The Commission has heeded these calls already. In October, the Commission caved under pressure to propose a delay to the EU anti-deforestation rules, to give businesses more time before having to prove the products they sell and materials they use are not linked to deforested land.
Von der Leyen has also tasked all European commissioners-to-be, particularly Valdis Dombrovkis, who is taking on the economy and productivity portfolio, with cutting red tape.
Criticism of EU corporate disclosure regulation is not new. In a leaked policy paper drafted by former German Finance Minister Christian Lindner, the minister said Berlin should seek to abolish the EU regulation on sustainability reporting rules, among others.
The suggestion echoed one made by French Prime Minister Michele Barnier in October, arguing that some aspects of the EU’s rules on corporate sustainability reporting be delayed by up to three years.
But there’s a long time between the moment EU countries express their discontent with EU law and when Brussels actually does something about it.
Not everyone is convinced by von der Leyen’s assurances that simplification won’t lead to a weakening of the regulations. “Of course I’m worried,” said Marie Toussaint, a French Greens MEP and a former shadow rapporteur on the Corporate Sustainability Reporting Directive.
After all, the proposed delay to the deforestation law ultimately prompted center-right lawmakers in the European People’s Party (EPP) — von der Leyen’s political group — to attempt to water it down.

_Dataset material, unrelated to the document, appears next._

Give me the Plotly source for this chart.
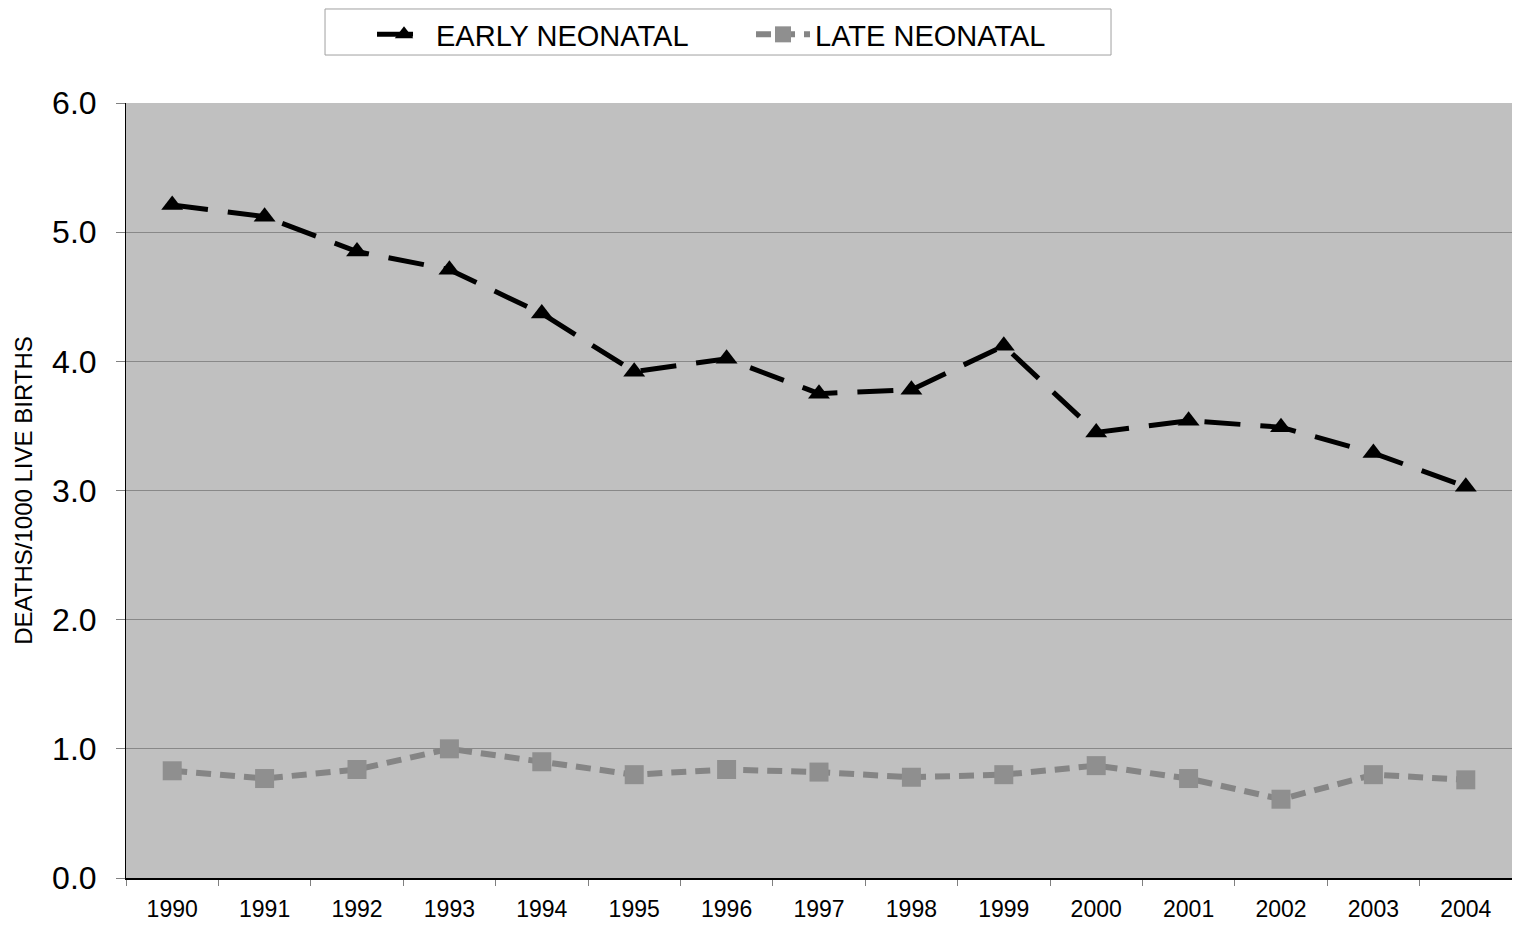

The common political line in the European Parliament and among EU countries, Toussaint argues, is to blame regulation — specifically environmental rules — for the lack of competitiveness in Europe. “It’s the opposite of what we were saying five years ago, which was [that] defending European competitiveness is ensuring we have the best products, produced in the best conditions,” she said.
This article has been updated to clarify Marie Toussaint’s role on the file.